[Recorded information]
****************************************
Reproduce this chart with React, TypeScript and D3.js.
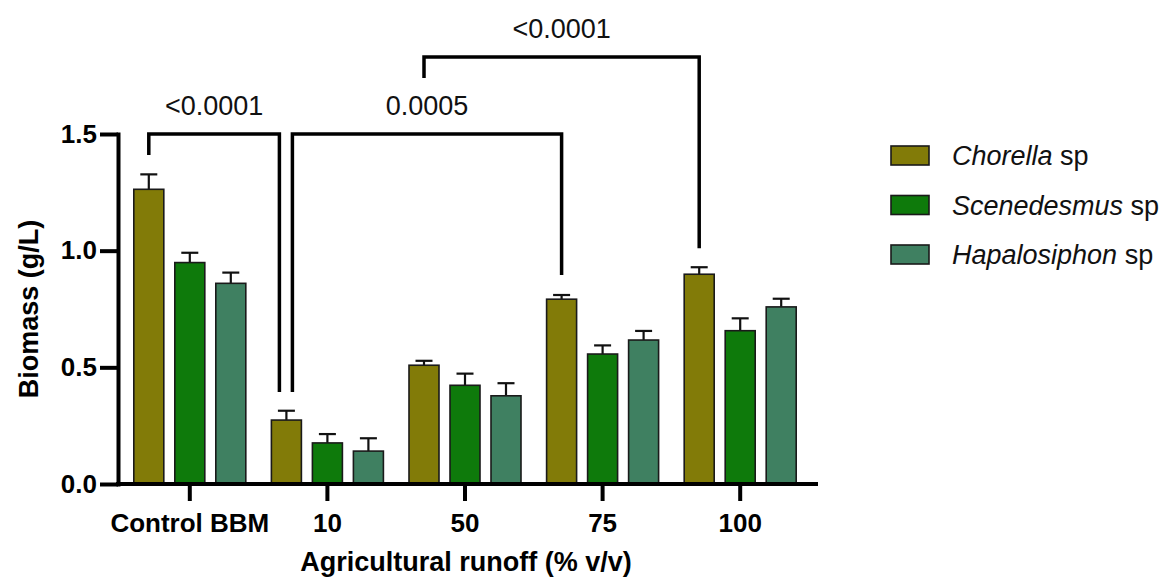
import React, { useEffect, useRef } from "react";
import * as d3 from "d3";

// values (g/L), mean and upper error
const categories = ["Control BBM", "10", "50", "75", "100"];
const seriesNames = ["Chorella", "Scenedesmus", "Hapalosiphon"];
const seriesColors = ["#827b08", "#0e7a0b", "#3f8061"];

const chorellaMean = [1.263, 0.274, 0.509, 0.792, 0.899];
const chorellaErr = [0.064, 0.04, 0.019, 0.018, 0.03];
const scenedesmusMean = [0.949, 0.176, 0.423, 0.557, 0.657];
const scenedesmusErr = [0.042, 0.038, 0.05, 0.037, 0.053];
const hapalosiphonMean = [0.86, 0.141, 0.378, 0.617, 0.759];
const hapalosiphonErr = [0.046, 0.055, 0.054, 0.039, 0.035];

const yTicks = [0, 0.5, 1.0, 1.5];

// significance brackets: from / to category (Chorella bar), bracket level, leg ends, p label
const bracketFrom = ["Control BBM", "10", "50"];
const bracketTo = ["10", "75", "100"];
const bracketLevel = [1.5, 1.5, 1.83];
const bracketLeftEnd = [1.41, 0.394, 1.74];
const bracketRightEnd = [0.394, 0.896, 1.01];
const bracketLabels = ["<0.0001", "0.0005", "<0.0001"];

const FONT = "'Liberation Sans', Arial, Helvetica, sans-serif";

const App = () => {
  const chartRef = useRef<SVGSVGElement | null>(null);

  useEffect(() => {
    const width = 1169;
    const height = 578;

    const svg = d3
      .select(chartRef.current)
      .attr("width", width)
      .attr("height", height);
    svg.selectAll("*").remove();

    const x = d3.scaleBand().domain(categories).range([121, 809]).padding(0);
    const xs = d3
      .scaleBand()
      .domain(seriesNames)
      .range([x.bandwidth() / 2 - 56, x.bandwidth() / 2 + 56])
      .paddingInner(11 / 41)
      .paddingOuter(0);
    const y = d3.scaleLinear().domain([0, 1.5]).range([484, 134]);

    const means = [chorellaMean, scenedesmusMean, hapalosiphonMean];
    const errs = [chorellaErr, scenedesmusErr, hapalosiphonErr];

    const rows = [];
    seriesNames.forEach((s, si) => {
      categories.forEach((c, ci) => {
        rows.push({ cat: c, series: s, si, mean: means[si][ci], err: errs[si][ci] });
      });
    });

    // error bars (upper only), drawn under bars
    const eb = svg.append("g").attr("stroke", "#111").attr("stroke-width", 2.2);
    eb.selectAll("line.stem")
      .data(rows)
      .join("line")
      .attr("class", "stem")
      .attr("x1", (d) => x(d.cat) + xs(d.series) + xs.bandwidth() / 2)
      .attr("x2", (d) => x(d.cat) + xs(d.series) + xs.bandwidth() / 2)
      .attr("y1", (d) => y(d.mean))
      .attr("y2", (d) => y(d.mean + d.err));
    eb.selectAll("line.cap")
      .data(rows)
      .join("line")
      .attr("class", "cap")
      .attr("x1", (d) => x(d.cat) + xs(d.series) + xs.bandwidth() / 2 - 8.5)
      .attr("x2", (d) => x(d.cat) + xs(d.series) + xs.bandwidth() / 2 + 8.5)
      .attr("y1", (d) => y(d.mean + d.err))
      .attr("y2", (d) => y(d.mean + d.err));

    // bars
    svg
      .append("g")
      .selectAll("rect")
      .data(rows)
      .join("rect")
      .attr("x", (d) => x(d.cat) + xs(d.series))
      .attr("y", (d) => y(d.mean))
      .attr("width", xs.bandwidth())
      .attr("height", (d) => y(0) - y(d.mean))
      .attr("fill", (d) => seriesColors[d.si])
      .attr("stroke", "#1a1a1a")
      .attr("stroke-width", 1.6);

    // y axis
    const yAxis = d3
      .axisLeft(y)
      .tickValues(yTicks)
      .tickFormat(d3.format(".1f"))
      .tickSize(18)
      .tickSizeOuter(0)
      .tickPadding(3);
    svg
      .append("g")
      .attr("transform", "translate(118,0)")
      .call(yAxis)
      .call((g) => g.select(".domain").attr("stroke", "#000").attr("stroke-width", 4).attr("stroke-linecap", "square"))
      .call((g) => g.selectAll(".tick line").attr("stroke", "#000").attr("stroke-width", 4))
      .call((g) =>
        g
          .selectAll(".tick text")
          .attr("fill", "#000")
          .attr("font-family", FONT)
          .attr("font-weight", "bold")
          .attr("font-size", 26)
      );

    // x axis
    const xAxis = d3.axisBottom(x).tickSize(17).tickSizeOuter(0);
    svg
      .append("g")
      .attr("transform", "translate(0,484)")
      .call(xAxis)
      .call((g) => g.select(".domain").remove())
      .call((g) => g.selectAll(".tick line").attr("stroke", "#000").attr("stroke-width", 4))
      .call((g) =>
        g
          .selectAll(".tick text")
          .attr("fill", "#000")
          .attr("y", 48)
          .attr("dy", 0)
          .attr("font-family", FONT)
          .attr("font-weight", "bold")
          .attr("font-size", 26)
      );
    svg
      .append("line")
      .attr("x1", 116)
      .attr("x2", 818)
      .attr("y1", 484)
      .attr("y2", 484)
      .attr("stroke", "#000")
      .attr("stroke-width", 4);

    // axis titles
    svg
      .append("text")
      .attr("x", 466)
      .attr("y", 571)
      .attr("text-anchor", "middle")
      .attr("font-family", FONT)
      .attr("font-weight", "bold")
      .attr("font-size", 27)
      .text("Agricultural runoff (% v/v)");
    svg
      .append("text")
      .attr("transform", `translate(38,${(y(0) + y(1.5)) / 2}) rotate(-90)`)
      .attr("text-anchor", "middle")
      .attr("font-family", FONT)
      .attr("font-weight", "bold")
      .attr("font-size", 27)
      .text("Biomass (g/L)");

    // significance brackets
    const chorellaX = (c) => x(c) + xs("Chorella") + xs.bandwidth() / 2;
    const br = svg.append("g");
    bracketLabels.forEach((label, i) => {
      // first two brackets share the "10" bar, so nudge the legs apart
      const x1 = chorellaX(bracketFrom[i]) + (i === 1 ? 6 : 0);
      const x2 = chorellaX(bracketTo[i]) + (i === 0 ? -7 : 0);
      const path = d3.path();
      path.moveTo(x1, y(bracketLeftEnd[i]));
      path.lineTo(x1, y(bracketLevel[i]));
      path.lineTo(x2, y(bracketLevel[i]));
      path.lineTo(x2, y(bracketRightEnd[i]));
      br.append("path")
        .attr("d", path.toString())
        .attr("fill", "none")
        .attr("stroke", "#000")
        .attr("stroke-width", 3.5);
      br.append("text")
        .attr("x", (x1 + x2) / 2)
        .attr("y", y(bracketLevel[i]) - 19)
        .attr("text-anchor", "middle")
        .attr("font-family", FONT)
        .attr("font-size", 27)
        .attr("fill", "#111")
        .text(label);
    });

    // legend
    const legend = svg.append("g").attr("transform", "translate(891,146)");
    seriesNames.forEach((s, i) => {
      const row = legend.append("g").attr("transform", `translate(0,${i * 49.5})`);
      row.append("rect")
        .attr("width", 38)
        .attr("height", 19)
        .attr("fill", seriesColors[i])
        .attr("stroke", "#1a1a1a")
        .attr("stroke-width", 1.6);
      const t = row
        .append("text")
        .attr("x", 61)
        .attr("y", 19)
        .attr("font-family", FONT)
        .attr("font-size", 27)
        .attr("fill", "#111");
      t.append("tspan").attr("font-style", "italic").text(s);
      t.append("tspan").text(" sp");
    });
  }, []);

  return (
    <div style={{ position: "absolute", left: 0, top: 0 }}>
      <svg ref={chartRef} style={{ display: "block", background: "#fff" }}></svg>
    </div>
  );
};

export default App;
****************************************
[Exercise brief] Check every line of the material for the string "React" and give the number of lines that have it, without anything else.

[Solution to the exercise] 2